Steve Persch, Director, Developer Relations Reading estimate: 3 minutes
How the 2010s Blew Up the Monolithic Website into Decoupled Architectures
Early in my career as a developer working with educational institutions, media organizations and other large companies, I could see that I stood on a figurative battlefield.
IT departments had fought a war with their marketing or communications counterparts over who truly owned the website. IT departments had incentives to slow down changes to prioritize stability and security. Marketing professionals had incentives to chase faster changes. That often meant giving more people access to more layers of the stack.
As a developer trying to keep up with the pace of requests coming in from marketers, I occasionally broke sites in ways the IT departments did not appreciate. Over the full course of my career, I moved between roles and could see more clearly the interconnections:
IT Departments need stability to remain credible in their jobs. If this DNS change breaks the website completely, am I going to get fired?
Developers and designers are often measured on (a proxy for) productivity. How many billable hours did I work last week? How many story points did I complete?
Marketers need to show the impact of their work. How many people clicked the new call to action I put up on this theater's site?
In a healthy team, all members in each role recognize that they each contribute to the stability, productivity and impact of the website. These needs complement one another. It's kind of like a hierarchy of needs. In unhealthy teams, these departments can go to war to maximize their core needs at the expense of others.
At Pantheon, we see ourselves as positioned to end the wars between these departments by providing a mix of stability that IT needs with guardrails that make it safe for teams to move fast.
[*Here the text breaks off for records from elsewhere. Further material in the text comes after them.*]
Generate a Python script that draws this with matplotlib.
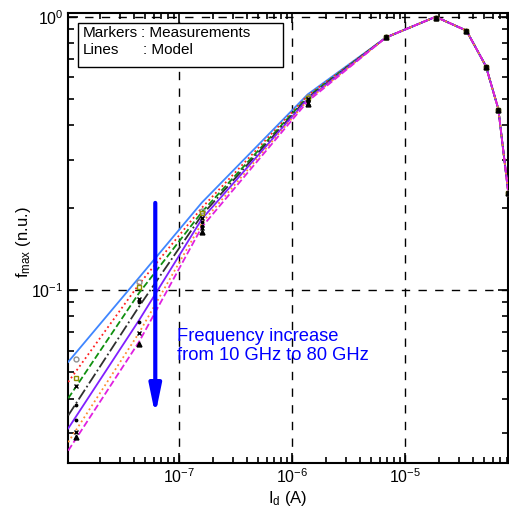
import matplotlib
matplotlib.use("Agg")
import matplotlib.pyplot as plt
from matplotlib.patches import Rectangle

plt.rcParams['font.family'] = ['Liberation Sans', 'DejaVu Sans']
plt.rcParams['mathtext.default'] = 'regular'

# Drain current points (A) of model and measurements
id_model = [1.05e-8, 4.45e-8, 1.6e-7, 1.38e-6, 6.8e-6, 1.87e-5, 3.5e-5, 5.2e-5, 6.7e-5, 8.4e-5]
id_meas = [1.24e-8, 4.45e-8, 1.6e-7, 1.38e-6, 6.8e-6, 1.87e-5, 3.5e-5, 5.2e-5, 6.7e-5, 8.2e-5]

# common high current part (normalised fmax)
tail_model = [0.84, 1.0, 0.89, 0.66, 0.46, 0.21]
tail_meas = [0.845, 0.99, 0.885, 0.655, 0.455, 0.227]

# model lines, 10 GHz ... 80 GHz (low current part)
model_low = [
    [0.0545, 0.111, 0.209, 0.52],
    [0.0460, 0.105, 0.200, 0.515],
    [0.0401, 0.0975, 0.193, 0.51],
    [0.0347, 0.0870, 0.188, 0.505],
    [0.0311, 0.0775, 0.182, 0.50],
    [0.0277, 0.0697, 0.176, 0.495],
    [0.0258, 0.0646, 0.170, 0.49],
]
# measurements (low current part)
meas_low = [
    [0.0558, 0.107, 0.195, 0.51],
    [0.0475, 0.1026, 0.192, 0.505],
    [0.0444, 0.0927, 0.184, 0.50],
    [0.0378, 0.0904, 0.178, 0.495],
    [0.0335, 0.0763, 0.172, 0.49],
    [0.0303, 0.0695, 0.168, 0.485],
    [0.0290, 0.0633, 0.163, 0.48],
]

line_colors = ['#3f86ff', '#ff2020', '#109010', '#303030', '#8020ff', '#ff8c30', '#e020e0']
line_styles = ['-', ':', '--', '-.', '-', ':', '--']
mk_styles = ['o', 's', 'x', '.', '.', 'x', '^']
mk_colors = ['#909090', '#909000', 'k', 'k', 'k', 'k', 'k']

fig = plt.figure(figsize=(5.09, 5.13), dpi=100)
ax = fig.add_axes([0.134, 0.098, 0.864, 0.877])

for i in range(len(model_low)):
    ax.plot(id_model, model_low[i] + tail_model, color=line_colors[i],
            ls=line_styles[i], lw=1.3, zorder=3)
for i in range(len(meas_low)):
    ax.plot(id_meas, meas_low[i] + tail_meas, ls='none', marker=mk_styles[i],
            ms=3.5, mfc='none' if mk_styles[i] in 'os' else mk_colors[i],
            mec=mk_colors[i], mew=1.0, zorder=4)

ax.set_xscale('log')
ax.set_yscale('log')
ax.set_xlim(1.05e-8, 8.16e-5)
ax.set_ylim(0.0233, 1.034)

ax.grid(True, which='major', color='k', ls=(0, (6, 6)), lw=1.0)
ax.tick_params(which='both', direction='in', top=True, right=True, labelsize=11.5, width=1.2)
ax.tick_params(which='major', length=7)
ax.tick_params(which='minor', length=4)
for s in ax.spines.values():
    s.set_linewidth(1.5)

ax.set_xlabel('I$_{d}$ (A)', fontsize=12, labelpad=2)
ax.set_ylabel('f$_{max}$ (n.u.)', fontsize=12)
ax.yaxis.set_label_coords(-0.080, 0.49)

# legend-like box
ax.add_patch(Rectangle((0.0227, 0.8793), 0.4648, 0.0978, transform=ax.transAxes,
                       fill=True, fc='white', ec='k', lw=1.0, zorder=5))
ax.text(0.0328, 0.9549, 'Markers', transform=ax.transAxes, fontsize=11, va='center', zorder=6)
ax.text(0.166, 0.9549, ': Measurements', transform=ax.transAxes, fontsize=11, va='center', zorder=6)
ax.text(0.0328, 0.9177, 'Lines', transform=ax.transAxes, fontsize=11, va='center', zorder=6)
ax.text(0.171, 0.9177, ': Model', transform=ax.transAxes, fontsize=11, va='center', zorder=6)

ax.annotate('', xy=(0.198, 0.106), xytext=(0.198, 0.5775), xycoords='axes fraction',
            arrowprops=dict(arrowstyle='-|>,head_length=1.7,head_width=0.35',
                            color='#0000ff', lw=3, shrinkA=0, shrinkB=0), zorder=6)
ax.text(0.248, 0.2595, 'Frequency increase\nfrom 10 GHz to 80 GHz', transform=ax.transAxes,
        color='#0000ff', fontsize=13.2, va='center', ha='left', linespacing=1.2, zorder=6)

fig.savefig('out.png', dpi=100)
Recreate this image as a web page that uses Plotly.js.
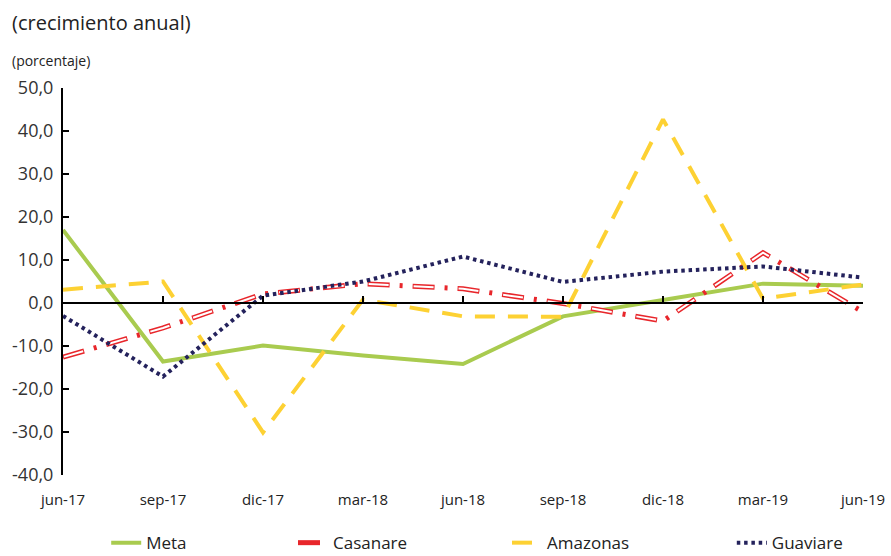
<!DOCTYPE html>
<html>
<head>
<meta charset="utf-8">
<script src="https://cdn.plot.ly/plotly-3.0.1.min.js"></script>
<style>html,body{margin:0;padding:0;background:#fff;}#chart{width:891px;height:556px;}</style>
</head>
<body>
<div id="chart"></div>
<script>
// Data (annual growth, %)
const categories = ["jun-17","sep-17","dic-17","mar-18","jun-18","sep-18","dic-18","mar-19","jun-19"];
const meta      = [17.0, -13.6, -9.9, -12.2, -14.2, -3.1,  0.7,  4.5,  4.0];
const casanare  = [-12.6, -5.8,  2.1,   4.5,   3.3, -0.1, -4.2, 11.7, -2.1];
const amazonas  = [ 3.1,   5.0, -30.1,  0.8,  -3.1, -3.2, 42.7,  1.0,  4.3];
const guaviare  = [-3.0, -17.1,  1.7,   5.0,  10.8,  4.9,  7.3,  8.5,  5.9];
const yTickVals = [50, 40, 30, 20, 10, 0, -10, -20, -30, -40];
const yTickText = ["50,0","40,0","30,0","20,0","10,0","0,0","-10,0","-20,0","-30,0","-40,0"];

const FONT = "'Open Sans', Lato, 'DejaVu Sans', sans-serif";

const traces = [
  {x: categories, y: meta, name: "Meta", type: "scatter", mode: "lines",
   line: {color: "#a9cb4f", width: 4}, legend: "legend"},
  {x: categories, y: casanare, name: "Casanare", type: "scatter", mode: "lines",
   line: {color: "#e8262b", width: 5, dash: "22px,10px,3px,10px"}, legend: "legend2"},
  {x: categories, y: casanare, name: "Casanare", type: "scatter", mode: "lines", showlegend: false,
   hoverinfo: "skip", line: {color: "#ffffff", width: 2, dash: "0px,1px,20px,24px"}},
  {x: categories, y: amazonas, name: "Amazonas", type: "scatter", mode: "lines",
   line: {color: "#fdd133", width: 4, dash: "20px,13px"}, legend: "legend3"},
  {x: categories, y: guaviare, name: "Guaviare", type: "scatter", mode: "lines",
   line: {color: "#24225c", width: 4, dash: "3.5px,3.8px"}, legend: "legend4"},
  // carrier for the category axis drawn at y = 0
  {x: categories, y: categories.map(() => null), xaxis: "x2", type: "scatter", mode: "lines",
   showlegend: false, hoverinfo: "skip"}
];

function leg(xf) {
  return {x: xf, xanchor: "left", y: -0.176, yanchor: "middle", orientation: "h",
          bgcolor: "rgba(0,0,0,0)", borderwidth: 0, font: {family: FONT, size: 17, color: "#222"}};
}

const layout = {
  width: 891, height: 556,
  margin: {l: 63, r: 28, t: 88, b: 81, autoexpand: false},
  paper_bgcolor: "#ffffff", plot_bgcolor: "#ffffff",
  font: {family: FONT, color: "#333"},
  xaxis: {type: "category", range: [0, 8], showgrid: false, zeroline: false, showline: false,
          ticks: "", tickfont: {family: FONT, size: 15, color: "#222"}, ticklabelstandoff: 14},
  xaxis2: {type: "category", overlaying: "x", anchor: "free", position: 40/90, side: "bottom",
           range: [0, 8], showgrid: false, zeroline: false, showline: true, linecolor: "#000", linewidth: 2,
           ticks: "inside", ticklen: 6, tickwidth: 2, tickcolor: "#000", showticklabels: false},
  yaxis: {range: [-40, 50], tickvals: yTickVals, ticktext: yTickText, showgrid: false,
          zeroline: false, showline: true, linecolor: "#000", linewidth: 2,
          ticks: "inside", ticklen: 6, tickwidth: 2, tickcolor: "#000",
          tickfont: {family: FONT, size: 18, color: "#333"}, ticklabelstandoff: 4},
  showlegend: true,
  legend: leg(0.054), legend2: leg(0.2875), legend3: leg(0.555), legend4: leg(0.836),
  annotations: [
    {text: "(crecimiento anual)", xref: "paper", yref: "paper", x: -0.066, y: 1.17,
     xanchor: "left", yanchor: "middle", showarrow: false, font: {family: FONT, size: 20, color: "#222"}},
    {text: "(porcentaje)", xref: "paper", yref: "paper", x: -0.066, y: 1.072,
     xanchor: "left", yanchor: "middle", showarrow: false, font: {family: FONT, size: 14, color: "#222"}}
  ]
};

Plotly.newPlot("chart", traces, layout, {displayModeBar: false, staticPlot: true});
</script>
</body>
</html>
What happened in the 2010s?
Now be careful what you wish for. In the 2010s, the world of website operations found another way to reduce the tension between these roles: ignore each other! The jobs of each role became so complicated that there was no time to argue (or collaborate) with people in other roles.
For IT departments and marketers, the 2010s felt oddly similar. At the beginning of the decade, there was a new crop of Software as a Service tech that makes portions of the job easier.
Call it the Martech 150.
By the end of the decade, marketing leaders have to keep track of 8,000 different tools. Really? That's not realistic. Marketing gets sliced into countless subspecialties.
That explosion of marketing-focused SaaS was fueled in part by the growing number of cloud computing products used to build these SaaS products. At the beginning of the decade, IT leaders could look at Amazon Web Service's S3 product and EC2 instances and see a path toward making their jobs easier. Fewer servers in the basement! Cost savings! Now AWS is so complex and sells so many products that before long you need a cloud economist to track where the money is going.
DevOps to WebOps
I can't summarize the human side of the 2010s without mentioning the rise of DevOps. The DevOps movement grew to solve the tension between developers incentivized to move fast and break things and the system operators incentivized to keep the systems stable (again by slowing changes down if necessary). The DevOps culture trumpeted best practices like the improved stability that can come from releasing code changes very quickly. DevOps showed that the needs of these groups could complement one another instead of contradicting each other.
But the DevOps culture does not cover all the roles on a web team. The turbulent 2010s split apart developer roles into narrower and narrower slices. "Back-end developer" and "front-end developer" are barely descriptive enough anymore. Two front-end developers can sit in a bar and have nothing to talk about because one is working on the front of the front end and the other is working on the back of the front end.
However broad or narrow a web professional's specialization may be, success for the whole team often depends on the individuals having enough time and space to look past the edges of their focus. That's WebOps in a nutshell.
Front-End Sites
Seeing the explosions of new technology in the 2010s that propelled each web role to chase its own version of excellence shaped Pantheon’s new Front-End Sites offering.
In my last blog post, I covered from the technological side how the LAMP Stack architecture that brought these roles together in the 2000s was followed by an outbreak of initialisms (as I called it on YouTube) like SSR (Server-Side Rendering), SSG (Static Site Generation) and more. We intend for customers using Front-End Sites to spend less time picking between an ever-growing list of initialisms for every site or different pages within a site.